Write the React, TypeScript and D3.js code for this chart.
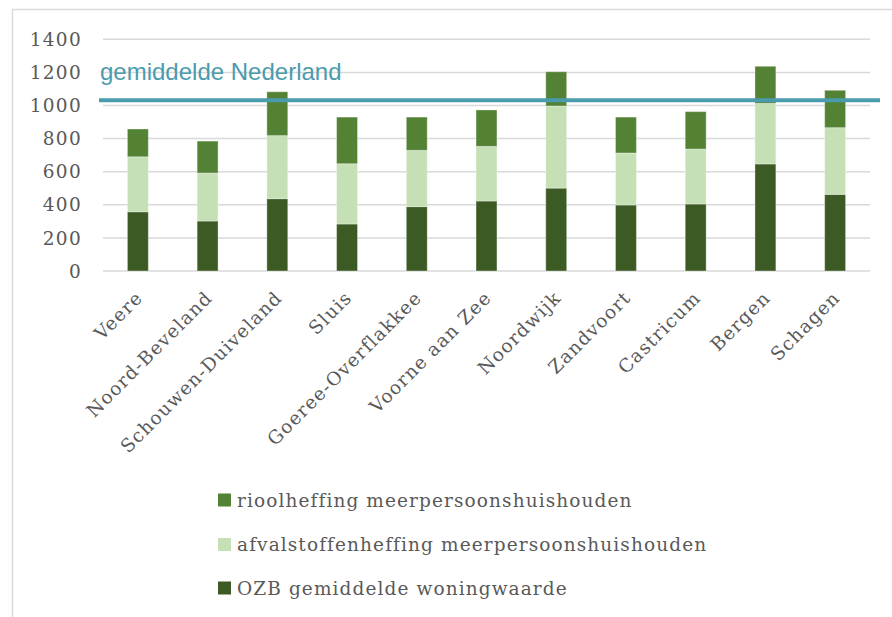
import React from "react";
import * as d3 from "d3";

const categories = ["Veere", "Noord-Beveland", "Schouwen-Duiveland", "Sluis", "Goeree-Overflakkee", "Voorne aan Zee", "Noordwijk", "Zandvoort", "Castricum", "Bergen", "Schagen"];
const ozb = [358, 302, 437, 284, 389, 423, 501, 399, 405, 647, 463];
const afval = [332, 290, 381, 364, 340, 330, 496, 314, 332, 366, 403];
const riool = [168, 193, 265, 282, 201, 220, 207, 217, 226, 224, 226];
const seriesNames = ["OZB gemiddelde woningwaarde", "afvalstoffenheffing meerpersoonshuishouden", "rioolheffing meerpersoonshuishouden"];
const seriesColors = ["#3b5a24", "#c5e0b4", "#548235"];
const yTicks = [0, 200, 400, 600, 800, 1000, 1200, 1400];
const averageNL = 1032;
const averageLabel = "gemiddelde Nederland";

const W = 892;
const H = 617;
const serif = "'DejaVu Serif', serif";

export default function App() {
  const x = d3.scaleBand<string>().domain(categories).range([103, 870]).paddingInner(0.7).paddingOuter(0.35);
  const y = d3.scaleLinear().domain([0, 1400]).range([271, 39.3]);
  const rows = categories.map((c, i) => ({ cat: c, ozb: ozb[i], afval: afval[i], riool: riool[i] }));
  const stack = d3.stack<any>().keys(["ozb", "afval", "riool"])(rows);
  const legendOrder = [2, 1, 0];
  const legendY = [500, 544.5, 588];

  return (
    <svg width={W} height={H} style={{ display: "block", position: "absolute", left: 0, top: 0 }}>
      <rect x={0} y={0} width={W} height={H} fill="#fff" />
      <path d={`M12.5,${H} V9.5 H${W}`} fill="none" stroke="#d9d9d9" strokeWidth={1.5} />
      {yTicks.map((t) => (
        <g key={t}>
          <line x1={103} x2={870} y1={y(t)} y2={y(t)} stroke="#d9d9d9" strokeWidth={1.5} />
          <text x={82} y={y(t)} dy="0.36em" textAnchor="end" fontFamily={serif} fontSize={18.5} letterSpacing={1.3} fill="#595959">{t}</text>
        </g>
      ))}
      {stack.map((s, si) => (
        <g key={si} fill={seriesColors[si]}>
          {s.map((d, i) => (
            <rect key={i} x={x(categories[i])} width={x.bandwidth()} y={y(d[1])} height={y(d[0]) - y(d[1])}
              stroke="#ffffff" strokeOpacity={0.35} strokeWidth={1} />
          ))}
        </g>
      ))}
      <line x1={99} x2={880} y1={y(averageNL)} y2={y(averageNL)} stroke="#4a9bad" strokeWidth={4} />
      <text x={100} y={80} fontFamily="'Liberation Sans', Arial, sans-serif" fontSize={24} fill="#4a9bad">{averageLabel}</text>
      {categories.map((c) => {
        const cx = (x(c) as number) + x.bandwidth() / 2;
        return (
          <text key={c} transform={`translate(${cx + 6},${299}) rotate(-45)`} textAnchor="end" fontFamily={serif} fontSize={18.5} letterSpacing={1.2} fill="#595959">{c}</text>
        );
      })}
      {legendOrder.map((si, k) => (
        <g key={si}>
          <rect x={218} y={legendY[k] - 6.5} width={13} height={13} fill={seriesColors[si]} />
          <text x={237} y={legendY[k]} dy="0.36em" fontFamily={serif} fontSize={18.5} letterSpacing={1.1} fill="#595959">{seriesNames[si]}</text>
        </g>
      ))}
    </svg>
  );
}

------------------------------

* What is being asked:
Copy out every line from the material above in which the word "React" appears.

* Result of the exercise:
Write the React, TypeScript and D3.js code for this chart.
import React from "react";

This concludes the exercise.